L'idea di Francia (e d'Europa)
Sesta notte più tranquilla, oggi contro manifestazioni dopo i disordini a Parigi. Meloni difende la svolta europea sui migranti, nonostante la rottura. Ma manca un modello. Dov'è Prigozhin?
La sesta notte è stata più tranquilla in Francia. La rivolta delle banlieue dà finalmente segni di cedimento, anche dopo gli appelli della famiglia di Nahel, il 17 enne ucciso dalla polizia ad un posto di blocco. Oggi davanti a tutti i Municipi di Francia ci saranno manifestazioni per far cessare le proteste. Mentre il governo francese è ricorso al coinvolgimento penale dei genitori, per fermare le violenze dei minorenni. Restano ancora tanti gli interrogativi che i disordini francesi pongono all’attenzione di tutti. Scrive Domenico Quirico sulla Stampa: “Sarebbe questo il Paese della Grande Rivoluzione – mi chiedono - che uccide ai posti di blocco e insegue a randellate i suoi veri proletari, che sono gli ex immigrati diventati cittadini ma ammucchiati nelle banlieue e nelle camere ammobiliate, ignorati e disdegnati come un tempo avveniva per i coloni di Oltremare?”. Non può essere un problema di ordine pubblico, se non nell’immediato. È una questione sociale e culturale, anzitutto. Lo sostiene anche Giulio Sapelli in un’intervista su Libero, in cui ricorda che il nostro modello di integrazione è diverso da quello francese, perché oltralpe si pretende di cancellare fede e tradizione di chi arriva in quel Paese. La questione è semmai che cosa voglia essere la Francia, che cosa voglia essere l’Europa. Maurizio Belpietro sulla Verità indica una sola soluzione: mandare soldi ai Paesi del Nord Africa perché trattengano coloro che vogliono partire. Ma se i soldi servono per pagare degli aguzzini sul “modello Libia” non sono certo spesi bene. Manca un’idea complessiva di cooperazione e sviluppo per i Paesi del Sud Globale da parte dell’Occidente, tentato di chiudersi nel suo egoismo: prima gli americani, prima gli italiani, prima i francesi…
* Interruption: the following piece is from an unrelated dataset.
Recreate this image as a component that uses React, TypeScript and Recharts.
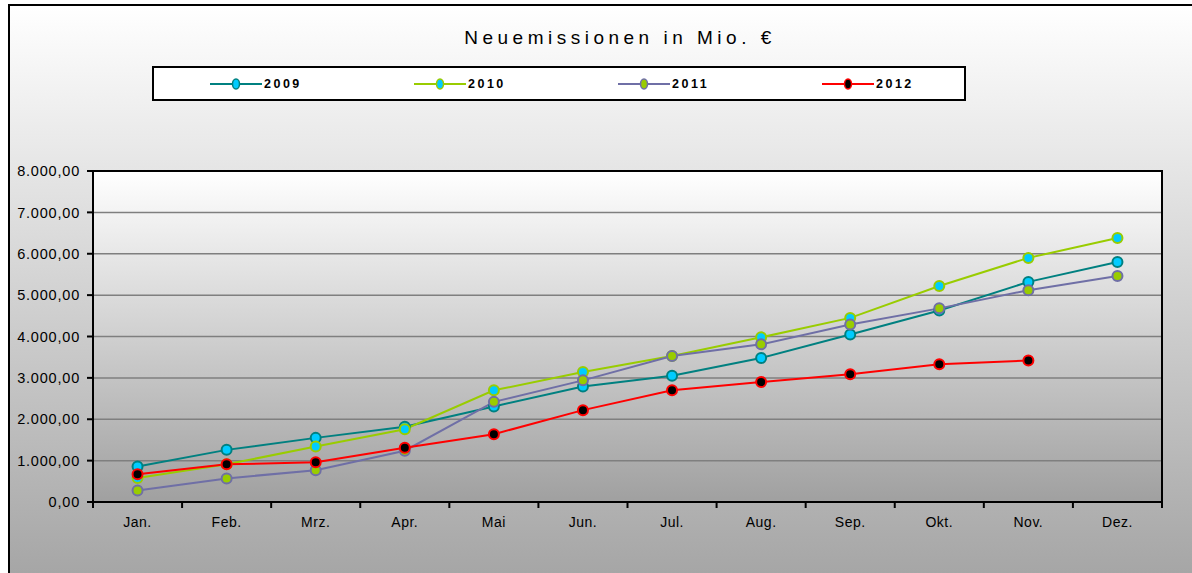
import { CartesianGrid, Legend, Line, LineChart, ReferenceArea, XAxis, YAxis } from "recharts";

const MONTHS = ["Jan.", "Feb.", "Mrz.", "Apr.", "Mai", "Jun.", "Jul.", "Aug.", "Sep.", "Okt.", "Nov.", "Dez."];
const S2009 = [860, 1260, 1550, 1820, 2310, 2790, 3050, 3480, 4050, 4630, 5320, 5800];
const S2010 = [580, 910, 1340, 1760, 2700, 3140, 3530, 3980, 4450, 5220, 5900, 6380];
const S2011 = [280, 570, 770, 1240, 2420, 2940, 3530, 3810, 4290, 4680, 5120, 5460];
const S2012 = [670, 910, 960, 1310, 1640, 2220, 2700, 2900, 3090, 3330, 3420, null];
const Y_TICKS = [0, 1000, 2000, 3000, 4000, 5000, 6000, 7000, 8000];

const SERIES = [
  { key: "2009", values: S2009, line: "#008080", fill: "#00ccff", stroke: "#008080" },
  { key: "2010", values: S2010, line: "#99cc00", fill: "#00ccff", stroke: "#99cc00" },
  { key: "2011", values: S2011, line: "#6f6fa6", fill: "#99cc00", stroke: "#6f6fa6" },
  { key: "2012", values: S2012, line: "#ff0000", fill: "#000000", stroke: "#ff0000" },
];

const data = MONTHS.map((m, i) => {
  const row: Record<string, any> = { pos: i, month: m };
  SERIES.forEach((s) => (row[s.key] = s.values[i]));
  return row;
});

// category centres and the boundaries between them
const X_DOMAIN = [-0.5, MONTHS.length - 0.5];
const CENTER_TICKS = MONTHS.map((_, i) => i);
const BOUNDARY_TICKS = [...MONTHS.map((_, i) => i - 0.5), MONTHS.length - 0.5];

const FONT = '"Liberation Sans", Arial, sans-serif';

const fmt = (v: number) =>
  v.toLocaleString("de-DE", { minimumFractionDigits: 2, maximumFractionDigits: 2 });

function LegendBox({ payload }: any) {
  return (
    <div
      style={{
        boxSizing: "border-box",
        width: 814,
        height: 35,
        border: "2px solid #000",
        background: "#fff",
        display: "flex",
        alignItems: "center",
        paddingLeft: 56,
        fontFamily: FONT,
      }}
    >
      {(payload || [])
        .filter((p: any) => SERIES.some((x) => x.key === p.value))
        .map((p: any) => {
          const s = SERIES.find((x) => x.key === p.value)!;
          return (
            <div key={p.value} style={{ width: 204, flexShrink: 0, display: "flex", alignItems: "center" }}>
              <svg width={52} height={14}>
                <line x1={0} y1={7} x2={52} y2={7} stroke={s.line} strokeWidth={2} />
                <ellipse cx={26} cy={7} rx={3.5} ry={5} fill={s.fill} stroke={s.stroke} strokeWidth={1.5} />
              </svg>
              <span style={{ fontSize: 12.5, fontWeight: 700, letterSpacing: 2.5, marginLeft: 2 }}>{p.value}</span>
            </div>
          );
        })}
    </div>
  );
}

export default function App() {
  return (
    <div
      style={{
        position: "absolute",
        left: 8,
        top: 4,
        width: 1184,
        height: 569,
        boxSizing: "border-box",
        borderLeft: "2px solid #000",
        borderTop: "2px solid #000",
        background: "linear-gradient(#ffffff, #a6a6a6)",
        overflow: "hidden",
      }}
    >
      <div
        style={{
          position: "absolute",
          left: 19,
          width: 1182,
          top: 21,
          textAlign: "center",
          fontFamily: FONT,
          fontSize: 19,
          letterSpacing: 4.5,
          color: "#000",
        }}
      >
        Neuemissionen in Mio. €
      </div>
      <LineChart
        width={1182}
        height={567}
        data={data}
        margin={{ top: 165, right: 30, bottom: 41, left: 0 }}
        style={{ fontFamily: FONT }}
      >
        <defs>
          <linearGradient id="plotBg" x1="0" y1="0" x2="0" y2="1">
            <stop offset="0%" stopColor="#ffffff" />
            <stop offset="100%" stopColor="#a0a0a0" />
          </linearGradient>
        </defs>
        <CartesianGrid vertical={false} fill="url(#plotBg)" stroke="#7f7f7f" strokeWidth={1.5} />
        <XAxis
          xAxisId="labels"
          dataKey="pos"
          type="number"
          domain={X_DOMAIN}
          ticks={CENTER_TICKS}
          allowDataOverflow
          tickFormatter={(i: number) => MONTHS[i]}
          height={29}
          tickLine={false}
          tickSize={5}
          tickMargin={9}
          axisLine={false}
          tick={{ fill: "#000", fontSize: 14, letterSpacing: 0.5 }}
          interval={0}
        />
        {/* tick marks on the category boundaries */}
        <XAxis
          dataKey="pos"
          type="number"
          domain={X_DOMAIN}
          ticks={BOUNDARY_TICKS}
          allowDataOverflow
          height={1}
          tick={() => <g />}
          tickSize={6}
          tickLine={{ stroke: "#000", strokeWidth: 2 }}
          axisLine={false}
          interval={0}
        />
        <YAxis
          domain={[0, 8000]}
          ticks={Y_TICKS}
          width={83}
          tickFormatter={fmt}
          tickSize={6}
          tickMargin={7}
          tickLine={{ stroke: "#000", strokeWidth: 2 }}
          axisLine={false}
          tick={{ fill: "#000", fontSize: 14.5, letterSpacing: 0.8 }}
        />
        <ReferenceArea
          xAxisId="labels"
          x1={X_DOMAIN[0]}
          x2={X_DOMAIN[1]}
          y1={0}
          y2={8000}
          fill="none"
          stroke="#000"
          strokeWidth={2}
          ifOverflow="visible"
        />
        <Legend
          layout="vertical"
          align="center"
          verticalAlign="middle"
          wrapperStyle={{ left: 142, top: 60, width: 814, height: 35 }}
          content={<LegendBox />}
        />
        {/* invisible series so the boundary-tick axis has data */}
        <Line
          dataKey="2009"
          name="bounds"
          stroke="none"
          dot={false}
          activeDot={false}
          legendType="none"
          isAnimationActive={false}
        />
        {SERIES.map((s) => (
          <Line
            key={s.key}
            xAxisId="labels"
            dataKey={s.key}
            name={s.key}
            type="linear"
            stroke={s.line}
            strokeWidth={2}
            dot={{ r: 5, fill: s.fill, stroke: s.stroke, strokeWidth: 2 }}
            activeDot={false}
            isAnimationActive={false}
          />
        ))}
      </LineChart>
    </div>
  );
}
Giorgia Meloni con un’intervista al Corriere della Sera cerca di cambiare la narrazione sul fallimento dell’ultimo Consiglio d’Europa, conclusosi con una rottura proprio sul tema dei migranti. La nostra premier insiste che un accordo fra i 27 c’è stato sulla politica “esterna”, certificando come adeguate le mosse italiane verso la Tunisia. Ma che non c’è concordia sull’accoglienza “interna” ed è comprensibile per Paesi come Polonia e Ungheria. Resta il fatto che l’Europa del futuro, che sarà probabilmente ancora più “sovranista”, dà poche speranze che si arrivi davvero a quel “piano Mattei” evocato più volte da Meloni. Enrico Mattei ha attuato una visione economica, energetica e strategica sulla base di una visione culturale che era allora un superamento del colonialismo e del neo colonialismo delle sette sorelle, oggi quale è il retroterra culturale di un possibile nuovo “piano Mattei”?